:: TASK INSTRUCTIONS ::
In the listing below, find every line containing "with" and copy it out.

:: SOURCE DATA ::
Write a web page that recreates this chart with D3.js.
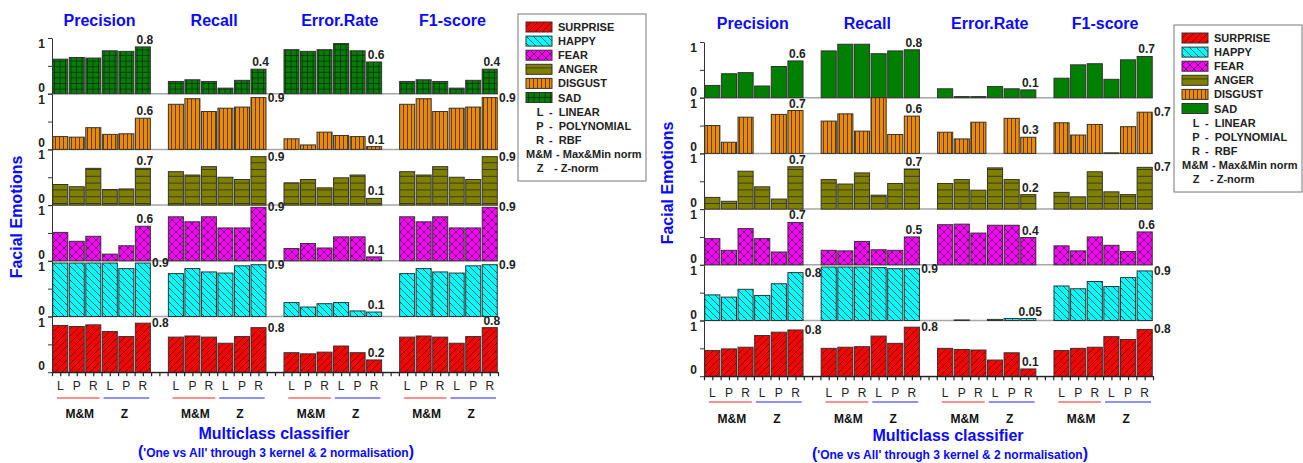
<!DOCTYPE html>
<html>
<head>
<meta charset="utf-8">
<script src="https://cdn.jsdelivr.net/npm/d3@7"></script>
<style>
  body { margin: 0; background: #fff; }
  svg { display: block; font-family: Arial, "Liberation Sans", sans-serif; }
</style>
</head>
<body>
<svg id="chart" width="1303" height="463"></svg>
<script>

const emotions = ["SAD", "DISGUST", "ANGER", "FEAR", "HAPPY", "SURPRISE"];
const legendOrder = ["SURPRISE", "HAPPY", "FEAR", "ANGER", "DISGUST", "SAD"];
const metrics = ["Precision", "Recall", "Error.Rate", "F1-score"];
const kernels = ["L", "P", "R", "L", "P", "R"];
const norms = ["M&M", "Z"];
const keyLetters = ["L", "P", "R", "M&M", "Z"];
const keyNames = ["-  LINEAR", "-  POLYNOMIAL", "-  RBF", "- Max&Min norm", "- Z-norm"];

// each emotion: [precision, recall, error rate, f1] x (L P R with M&M, L P R with Z)
const leftSad = [
  [0.62, 0.65, 0.64, 0.77, 0.76, 0.84],
  [0.22, 0.25, 0.22, 0.10, 0.24, 0.44],
  [0.79, 0.76, 0.79, 0.90, 0.77, 0.57],
  [0.22, 0.25, 0.22, 0.10, 0.24, 0.44]
];
const leftDisgust = [
  [0.23, 0.22, 0.39, 0.27, 0.28, 0.56],
  [0.81, 0.91, 0.68, 0.74, 0.76, 0.93],
  [0.19, 0.08, 0.31, 0.25, 0.23, 0.05],
  [0.81, 0.91, 0.68, 0.74, 0.76, 0.93]
];
const leftAnger = [
  [0.37, 0.33, 0.66, 0.28, 0.29, 0.66],
  [0.60, 0.54, 0.69, 0.50, 0.46, 0.87],
  [0.40, 0.46, 0.31, 0.49, 0.54, 0.12],
  [0.60, 0.54, 0.69, 0.50, 0.46, 0.87]
];
const leftFear = [
  [0.51, 0.35, 0.44, 0.12, 0.27, 0.62],
  [0.79, 0.70, 0.79, 0.59, 0.59, 0.96],
  [0.22, 0.31, 0.23, 0.43, 0.43, 0.07],
  [0.79, 0.70, 0.79, 0.59, 0.59, 0.96]
];
const leftHappy = [
  [0.96, 0.96, 0.96, 0.96, 0.86, 0.96],
  [0.77, 0.86, 0.80, 0.78, 0.91, 0.93],
  [0.25, 0.17, 0.23, 0.25, 0.10, 0.08],
  [0.77, 0.86, 0.80, 0.78, 0.91, 0.93]
];
const leftSurprise = [
  [0.84, 0.82, 0.85, 0.73, 0.64, 0.88],
  [0.63, 0.65, 0.63, 0.52, 0.64, 0.80],
  [0.35, 0.33, 0.36, 0.47, 0.35, 0.22],
  [0.63, 0.65, 0.63, 0.52, 0.64, 0.80]
];
const leftLabels = [
  ["0.8", "0.4", "0.6", "0.4"],
  ["0.6", "0.9", "0.1", "0.9"],
  ["0.7", "0.9", "0.1", "0.9"],
  ["0.6", "0.9", "0.1", "0.9"],
  ["0.9", "0.9", "0.1", "0.9"],
  ["0.8", "0.8", "0.2", "0.8"]
];
// a = above the last bar, r = right of it
const leftSides = ["aaaa", "arar", "arar", "arar", "rrar", "rraa"];

const rightSad = [
  [0.22, 0.43, 0.45, 0.21, 0.56, 0.66],
  [0.84, 0.96, 0.96, 0.79, 0.84, 0.86],
  [0.16, 0.02, 0.02, 0.20, 0.16, 0.14],
  [0.35, 0.59, 0.61, 0.33, 0.68, 0.74]
];
const rightDisgust = [
  [0.50, 0.20, 0.65, 0, 0.70, 0.77],
  [0.58, 0.71, 0.40, 1.00, 0.34, 0.67],
  [0.38, 0.26, 0.56, 0, 0.63, 0.29],
  [0.55, 0.33, 0.52, 0.01, 0.48, 0.74]
];
const rightAnger = [
  [0.21, 0.14, 0.68, 0.40, 0.18, 0.76],
  [0.53, 0.45, 0.65, 0.25, 0.46, 0.72],
  [0.46, 0.53, 0.34, 0.74, 0.53, 0.26],
  [0.30, 0.22, 0.67, 0.31, 0.26, 0.75]
];
const rightFear = [
  [0.47, 0.26, 0.65, 0.47, 0.23, 0.76],
  [0.26, 0.25, 0.42, 0.27, 0.26, 0.50],
  [0.72, 0.73, 0.57, 0.71, 0.71, 0.49],
  [0.34, 0.25, 0.50, 0.35, 0.24, 0.59]
];
const rightHappy = [
  [0.46, 0.42, 0.56, 0.45, 0.66, 0.86],
  [0.96, 0.96, 0.96, 0.95, 0.93, 0.93],
  [0, 0.01, 0, 0.02, 0.035, 0.035],
  [0.62, 0.57, 0.70, 0.61, 0.77, 0.89]
];
const rightSurprise = [
  [0.46, 0.49, 0.52, 0.73, 0.79, 0.83],
  [0.50, 0.52, 0.53, 0.72, 0.59, 0.88],
  [0.50, 0.48, 0.47, 0.29, 0.42, 0.13],
  [0.46, 0.50, 0.52, 0.71, 0.66, 0.84]
];
const rightLabels = [
  ["0.6", "0.8", "0.1", "0.7"],
  ["0.7", "0.6", "0.3", "0.7"],
  ["0.7", "0.7", "0.2", "0.7"],
  ["0.7", "0.5", "0.4", "0.6"],
  ["0.8", "0.9", "0.05", "0.9"],
  ["0.8", "0.8", "0.1", "0.8"]
];
const rightSides = ["aaaa", "aaar", "aaar", "aaaa", "rrar", "rrar"];

const blue = "#0a0aff";
const colors = {SURPRISE: "#ff0000", HAPPY: "#00ffff", FEAR: "#ff00ff",
                ANGER: "#808000", DISGUST: "#ee8a00", SAD: "#008000"};

const panels = [
  {values: [leftSad, leftDisgust, leftAnger, leftFear, leftHappy, leftSurprise],
   labels: leftLabels, sides: leftSides,
   x0: 52, x1: 498, top: 38, rowH: 55.7, titleY: 26, titleShift: [-2, -3, 7, 4],
   yTitleX: 16, yTitleY: 217, lprY: 390, lineY: 398, normY: 418, xTitleX: 274, xTitleY: 439, subY: 457,
   legend: {x: 518, y: 14, w: 128, h: 167}, solidSad: false},
  {values: [rightSad, rightDisgust, rightAnger, rightFear, rightHappy, rightSurprise],
   labels: rightLabels, sides: rightSides,
   x0: 704, x1: 1153, top: 42, rowH: 55.7, titleY: 29, titleShift: [-1, -3, 3, 2],
   yTitleX: 667, yTitleY: 183, lprY: 397, lineY: 402, normY: 423, xTitleX: 948, xTitleY: 441, subY: 459,
   legend: {x: 1174, y: 25, w: 128, h: 167}, solidSad: true}
];

const svg = d3.select("#chart");
svg.append("rect").attr("width", 1303).attr("height", 463).attr("fill", "#fff");
const defs = svg.append("defs");

function addPattern(id, color, w, h, d) {
  let p = defs.append("pattern").attr("id", id)
    .attr("patternUnits", "userSpaceOnUse").attr("width", w).attr("height", h);
  p.append("rect").attr("width", w).attr("height", h).attr("fill", color);
  if (d) p.append("path").attr("d", d).attr("fill", "none")
    .attr("stroke", "#1e1e1e").attr("stroke-width", 0.7);
}
addPattern("pat-SURPRISE", colors.SURPRISE, 7, 7, "M0,7L7,0M-1,1L1,-1M6,8L8,6");
addPattern("pat-HAPPY", colors.HAPPY, 7, 7, "M0,0L7,7M-1,6L1,8M6,-1L8,1");
addPattern("pat-FEAR", colors.FEAR, 8, 8, "M0,8L8,0M-1,1L1,-1M7,9L9,7M0,0L8,8M-1,7L1,9M7,-1L9,1");
addPattern("pat-ANGER", colors.ANGER, 10, 6.8, "M0,6.3H10");
addPattern("pat-DISGUST", colors.DISGUST, 4, 10, "M3.5,0V10");
addPattern("pat-SAD", colors.SAD, 5.5, 5.6, "M5,0V5.6M0,5.1H5.5");
addPattern("pat-SAD-solid", colors.SAD, 10, 10, null);

function drawPanel(p) {
  let g = svg.append("g");
  let x = d3.scaleLinear().domain([0, 27]).range([p.x0, p.x1]);
  let sw = x(1) - x(0);
  let rowY = d3.scaleLinear().domain([0, 6]).range([p.top, p.top + 6 * p.rowH]);

  emotions.forEach((emo, r) => {
    let y = d3.scaleLinear().domain([0, 1]).range([rowY(r + 1), rowY(r)]);
    let fill = emo == "SAD" && p.solidSad ? "url(#pat-SAD-solid)" : "url(#pat-" + emo + ")";

    // grey row baseline
    g.append("line")
      .attr("x1", p.x0).attr("x2", p.x1)
      .attr("y1", y(0)).attr("y2", y(0))
      .attr("stroke", "#a6a6a6").attr("stroke-width", 1.5);

    let bars = p.values[r].flatMap((vals, m) => vals.map((v, b) => ({v: v, slot: m * 7 + b})))
      .filter(d => d.v > 0);
    g.append("g").selectAll("rect")
      .data(bars)
      .join("rect")
        .attr("x", d => x(d.slot) + 0.75)
        .attr("width", sw - 1.5)
        .attr("y", d => y(d.v))
        .attr("height", d => y(0) - y(d.v))
        .attr("fill", fill)
        .attr("stroke", "#333")
        .attr("stroke-width", 1);

    // y axis for the row
    let ax = g.append("g")
      .attr("transform", "translate(" + p.x0 + ",0)")
      .call(d3.axisLeft(y).tickValues([0, 0.5, 1]).tickSize(4).tickSizeOuter(0).tickFormat(""));
    ax.selectAll("path, line").attr("stroke", "#333");

    g.append("text").attr("x", p.x0 - 7).attr("y", y(1) + 10)
      .attr("text-anchor", "end").attr("font-size", 12).attr("font-weight", "bold")
      .attr("fill", "#222").text("1");
    g.append("text").attr("x", p.x0 - 7).attr("y", y(0) - 2)
      .attr("text-anchor", "end").attr("font-size", 12).attr("font-weight", "bold")
      .attr("fill", "#222").text("0");

    // value labels on the last bar of each metric
    metrics.forEach((met, m) => {
      let slot = m * 7 + 5;
      let v = p.values[r][m][5];
      let side = p.sides[r][m];
      g.append("text")
        .attr("x", side == "a" ? x(slot + 0.5) + 2 : x(slot + 1) + 1)
        .attr("y", side == "a" ? y(v) - 3 : y(v) + 4)
        .attr("text-anchor", side == "a" ? "middle" : "start")
        .attr("font-size", 12).attr("font-weight", "bold").attr("fill", "#222")
        .text(p.labels[r][m]);
    });
  });

  // bottom axis
  let bottom = g.append("g")
    .attr("transform", "translate(0," + rowY(6) + ")")
    .call(d3.axisBottom(x).tickValues(d3.range(0, 27.01, 0.5)).tickSize(4).tickSizeOuter(0).tickFormat(""));
  bottom.selectAll("path, line").attr("stroke", "#222").attr("stroke-width", 1.2);

  // metric titles
  metrics.forEach((met, m) => {
    g.append("text")
      .attr("x", x(m * 7 + 3) + p.titleShift[m]).attr("y", p.titleY)
      .attr("text-anchor", "middle").attr("font-size", 16).attr("font-weight", "bold")
      .attr("fill", blue).text(met);

    kernels.forEach((k, b) => {
      g.append("text")
        .attr("x", x(m * 7 + b + 0.5)).attr("y", p.lprY)
        .attr("text-anchor", "middle").attr("font-size", 12).attr("fill", "#222")
        .text(k);
    });

    norms.forEach((n, i) => {
      let s = m * 7 + i * 3;
      g.append("line")
        .attr("x1", x(s) + (i == 0 ? 5 : 2)).attr("x2", x(s + 3) - 2)
        .attr("y1", p.lineY).attr("y2", p.lineY)
        .attr("stroke", i == 0 ? "#ff6a6a" : "#6a6aff").attr("stroke-width", 1.3);
      g.append("text")
        .attr("x", x(s + 1.5) + (i == 0 ? 3 : -2)).attr("y", p.normY)
        .attr("text-anchor", "middle").attr("font-size", 12).attr("font-weight", "bold")
        .attr("fill", "#111").text(n);
    });
  });

  g.append("text")
    .attr("transform", "translate(" + p.yTitleX + "," + p.yTitleY + ") rotate(-90)")
    .attr("text-anchor", "middle").attr("dominant-baseline", "central")
    .attr("font-size", 16).attr("font-weight", "bold").attr("fill", blue)
    .text("Facial Emotions");

  g.append("text")
    .attr("x", p.xTitleX).attr("y", p.xTitleY)
    .attr("text-anchor", "middle").attr("font-size", 16).attr("font-weight", "bold")
    .attr("fill", blue).text("Multiclass classifier");

  let sub = g.append("text")
    .attr("x", p.xTitleX + 2).attr("y", p.subY)
    .attr("text-anchor", "middle").attr("font-weight", "bold").attr("fill", blue);
  sub.append("tspan").attr("font-size", 16).text("(");
  sub.append("tspan").attr("font-size", 12).text("'One vs All' through 3 kernel & 2 normalisation");
  sub.append("tspan").attr("font-size", 16).text(")");

  drawLegend(p);
}

function drawLegend(p) {
  let L = p.legend;
  let g = svg.append("g").attr("transform", "translate(" + L.x + "," + L.y + ")");
  g.append("rect").attr("width", L.w).attr("height", L.h)
    .attr("fill", "#fff").attr("stroke", "#777").attr("stroke-width", 1);

  legendOrder.forEach((emo, i) => {
    let cy = 13 + i * 14.1;
    let fill = emo == "SAD" && p.solidSad ? "url(#pat-SAD-solid)" : "url(#pat-" + emo + ")";
    g.append("rect")
      .attr("x", 8).attr("y", cy - 5).attr("width", 26).attr("height", 10)
      .attr("fill", fill).attr("stroke", "#333").attr("stroke-width", 1);
    g.append("text").attr("x", 40).attr("y", cy + 4)
      .attr("font-size", 11).attr("font-weight", "bold").attr("fill", "#222").text(emo);
  });

  keyLetters.forEach((k, i) => {
    let cy = 13 + (i + 6) * 14.1;
    g.append("text").attr("x", k == "M&M" ? 8 : 22).attr("y", cy + 4)
      .attr("text-anchor", k == "M&M" ? "start" : "middle")
      .attr("font-size", 11).attr("font-weight", "bold").attr("fill", "#222").text(k);
    g.append("text").attr("x", k == "M&M" ? 38 : (k == "Z" ? 36 : 31)).attr("y", cy + 4)
      .attr("font-size", 11).attr("font-weight", "bold").attr("fill", "#222")
      .attr("xml:space", "preserve").text(keyNames[i]);
  });
}

panels.forEach(drawPanel);
</script>
</body>
</html>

:: TASK SOLUTION ::
Write a web page that recreates this chart with D3.js.
// each emotion: [precision, recall, error rate, f1] x (L P R with M&M, L P R with Z)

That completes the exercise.